CUDA atomicAdd failed

The following CUDA kernel is supposed to do image slices addition for an 3D image, i.e., you collapse the 3D volume along one dimension and produce one 2D image through doing pixel-wise additions. The image_in data pointer has size 128 * 128 * 128, which was obtained from an ITK::Image using the function GetOutputBuffer(). After reading the ITK documentation, I think we can safely assume that the data pointer points to an segment of continuous memory of the image data, without padding. The image_out is just a 2D image of size 128 * 128, also produced from an ITK::Image. I included the info about the images just for completeness but the question is more about CUDA atomic and might be very elementary. The code compute the thread id first and project the id into the range of 128 * 128, which means all pixels in the same line along the dimension we perform addition will have the same idx. Then using this idx, atomicAdd was used to update the image_out.
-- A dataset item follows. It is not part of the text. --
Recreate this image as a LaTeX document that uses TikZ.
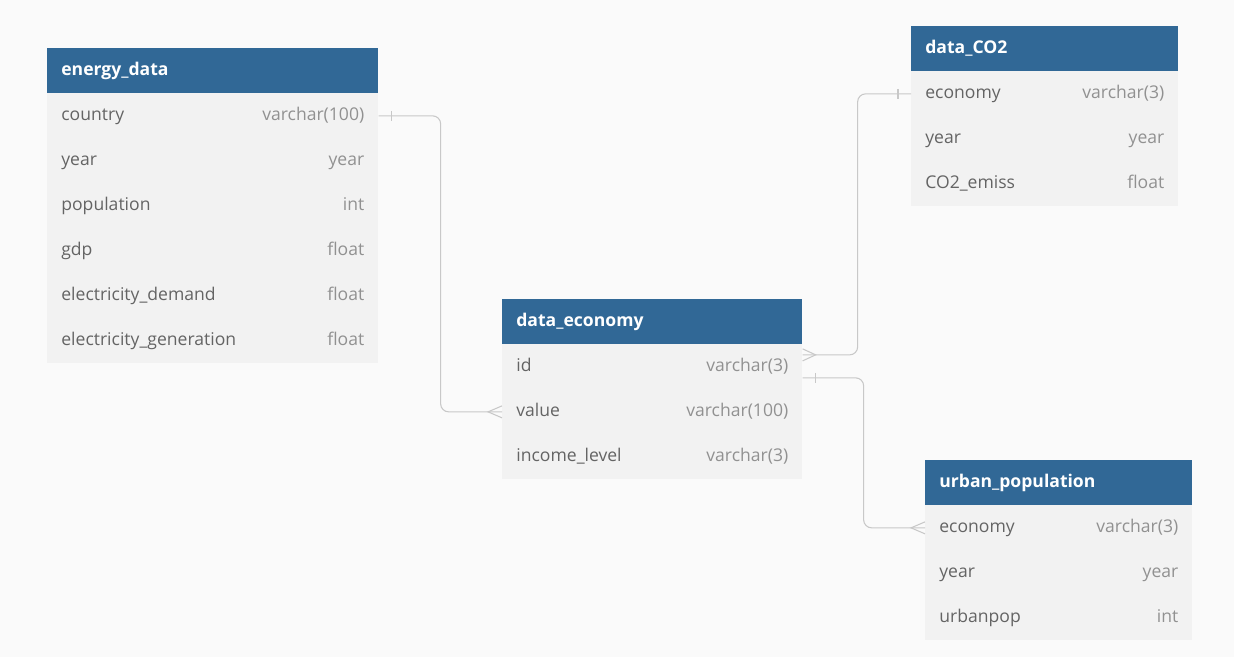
\documentclass[tikz,border=0pt]{standalone}
\usepackage{fontspec}
\setmainfont{Open Sans}
\usetikzlibrary{positioning,calc}

\definecolor{headblue}{RGB}{49,104,150}
\definecolor{rowgray}{RGB}{242,242,242}
\definecolor{pagegray}{RGB}{250,250,250}
\definecolor{fieldgray}{RGB}{100,100,100}
\definecolor{typegray}{RGB}{145,145,145}
\definecolor{linegray}{RGB}{200,200,200}

\begin{document}
\begin{tikzpicture}[
    x=0.02cm, y=-0.02cm,
    header/.style={
        rectangle,
        fill=headblue,
        text=white,
        font=\bfseries,
        text width=#1,
        inner xsep=0.28cm,
        inner ysep=0pt,
        minimum height=0.9cm,
        text height=0.75em,
        text depth=0.25em,
        anchor=north west
    },
    row/.style={
        rectangle,
        fill=rowgray,
        text=fieldgray,
        text width=#1,
        inner xsep=0.28cm,
        inner ysep=0pt,
        minimum height=0.9cm,
        text height=0.75em,
        text depth=0.25em,
        anchor=north west
    },
    rel/.style={draw=linegray, line width=0.6pt, rounded corners=0.16cm},
    tick/.style={draw=linegray, line width=0.6pt}
]

% Page
\fill[pagegray] (0,0) rectangle (1234,657);
\useasboundingbox (0,0) rectangle (1234,657);

% Table energy_data
\node [header=6.06cm] (energy) at (47,48) {energy\_data};
\foreach \f/\t [count=\i] in {country/varchar(100), year/year, population/int,
    gdp/float, electricity\_demand/float, electricity\_generation/float}
    \node [row=6.06cm] (energy-\i) at (47,{93+45*(\i-1)}) {\f\hfill\textcolor{typegray}{\t}};

% Table data_CO2
\node [header=4.78cm] (co2) at (911,26) {data\_CO2};
\foreach \f/\t [count=\i] in {economy/varchar(3), year/year, CO2\_emiss/float}
    \node [row=4.78cm] (co2-\i) at (911,{71+45*(\i-1)}) {\f\hfill\textcolor{typegray}{\t}};

% Table data_economy
\node [header=5.44cm] (economy) at (502,299) {data\_economy};
\foreach \f/\t [count=\i] in {id/varchar(3), value/varchar(100), income\_level/varchar(3)}
    \node [row=5.44cm] (economy-\i) at (502,{344+45*(\i-1)}) {\f\hfill\textcolor{typegray}{\t}};

% Table urban_population
\node [header=4.78cm] (urban) at (925,460) {urban\_population};
\foreach \f/\t [count=\i] in {economy/varchar(3), year/year, urbanpop/int}
    \node [row=4.78cm] (urban-\i) at (925,{505+45*(\i-1)}) {\f\hfill\textcolor{typegray}{\t}};

% energy_data.country -- data_economy.value
\draw [rel] (energy-1.east) -- ++(62,0) |- (economy-2.west);
\draw [tick] ([xshift=0.26cm,yshift=0.1cm]energy-1.east) -- ([xshift=0.26cm,yshift=-0.1cm]energy-1.east);
\draw [tick] ([yshift=0.12cm]economy-2.west) -- ([xshift=-0.28cm]economy-2.west) -- ([yshift=-0.12cm]economy-2.west);

% data_economy.id -- data_CO2.economy
\draw [rel] ([yshift=0.24cm]economy-1.east) -- ++(55,0) |- (co2-1.west);
\draw [tick] ([yshift=0.36cm]economy-1.east) -- ([xshift=0.26cm,yshift=0.24cm]economy-1.east) -- ([yshift=0.12cm]economy-1.east);
\draw [tick] ([xshift=-0.26cm,yshift=0.1cm]co2-1.west) -- ([xshift=-0.26cm,yshift=-0.1cm]co2-1.west);

% data_economy.id -- urban_population.economy
\draw [rel] ([yshift=-0.22cm]economy-1.east) -- ++(61,0) |- (urban-1.west);
\draw [tick] ([xshift=0.26cm,yshift=-0.12cm]economy-1.east) -- ([xshift=0.26cm,yshift=-0.32cm]economy-1.east);
\draw [tick] ([yshift=0.12cm]urban-1.west) -- ([xshift=-0.28cm]urban-1.west) -- ([yshift=-0.12cm]urban-1.west);

\end{tikzpicture}
\end{document}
__global__ void add_slices(int* image_in, int* image_out) {
    int tid = threadIdx.x + blockIdx.x * blockDim.x;
    int idx = tid % (128 * 128);
    int temp = image_in[tid];

    atomicAdd( &image_out[idx], temp );

}

The way I initialized the image_out is through the following, there are two ways I tried with the similar results:

int* image_out = new int[128 * 128];
for (...) {
    /* assign image_out to zeros */
}

and the one using ITK interface:

out_image->SetRegions(region2d);
out_image->Allocate();
out_image->FillBuffer(0);
// Obtain the data buffer
int* image_out = out_image->GetOutputBuffer();

Then I setup CUDA as the following:

unsigned int size_in = 128 * 128 * 128;
unsigned int size_out = 128 * 128;
int *dev_in;
int *dev_out;
cudaMalloc( (void**)&dev_in, size_in * sizeof(int) );
cudaMalloc( (void**)&dev_out, size_out * sizeof(int));
cudaMemcpy( dev_in, image_in, size_in * sizeof(int), cudaMemcpyHostToDevice );
add_slices<<<size_in/64, 64 >>>(dev_in, dev_out);
cudaMemcpy( image_out, dev_out, size_out * sizeof(int), cudaMemcpyDeviceToHost);

Is there any problem to the above code? The reason why I am seeking help here comes from the frastration that the above code sometimes might produce the right result (once every 50 times I run the code, maybe, I swear I have seen the correct result at least twice), while the rest of the time just produced some garbages. Does the issue comes from the atomicAdd() function? At the beginning my image type was of double, which CUDA doesn't support atomicAdd(double*, double) so I used the code provided by Nvidia as the following

__device__ double atomicAdd(double* address, double val)
{
    unsigned long long int* address_as_ull =
                                          (unsigned long long int*)address;
    unsigned long long int old = *address_as_ull, assumed;
    do {
        assumed = old;
        old = atomicCAS(address_as_ull, assumed, 
                        __double_as_longlong(val + 
                        __longlong_as_double(assumed)));
    } while (assumed != old);
    return __longlong_as_double(old);
}

Then just for testing purpose I switched all my image to int then the situation was still the same that most of the time garbages while once in a blue moon correct result.

Do I need to turn on some compiling flag? I am using CMAKE to build the project using

find_package(CUDA QUIET REQUIRED)

for the CUDA support. The following is the way I setup the CUDA_NVCC_FLAGS

set(CUDA_NVCC_FLAGS "${CUDA_NVCC_FLAGS} -arch=sm_30"),

maybe I missed something?

Any suggestion will be greatly appreciated and I will update the question if more info of the code is needed.

Solution

So it turns out that the solution to this problem is adding the following line to initialize the memory pointed by dev_out.

cudaMemcpy( dev_out, image_out, size_out * sizeof(int), cudaMemcpyHostToDevice );

I forgot to initialize it since I was thinking that it is a output variable and I initialized it on the host.

Just like that talonmies said, it has nothing to do with atomicAdd at all. Both int version and double version of atomicAdd works perfectly. Just remember to initialize your variable on device.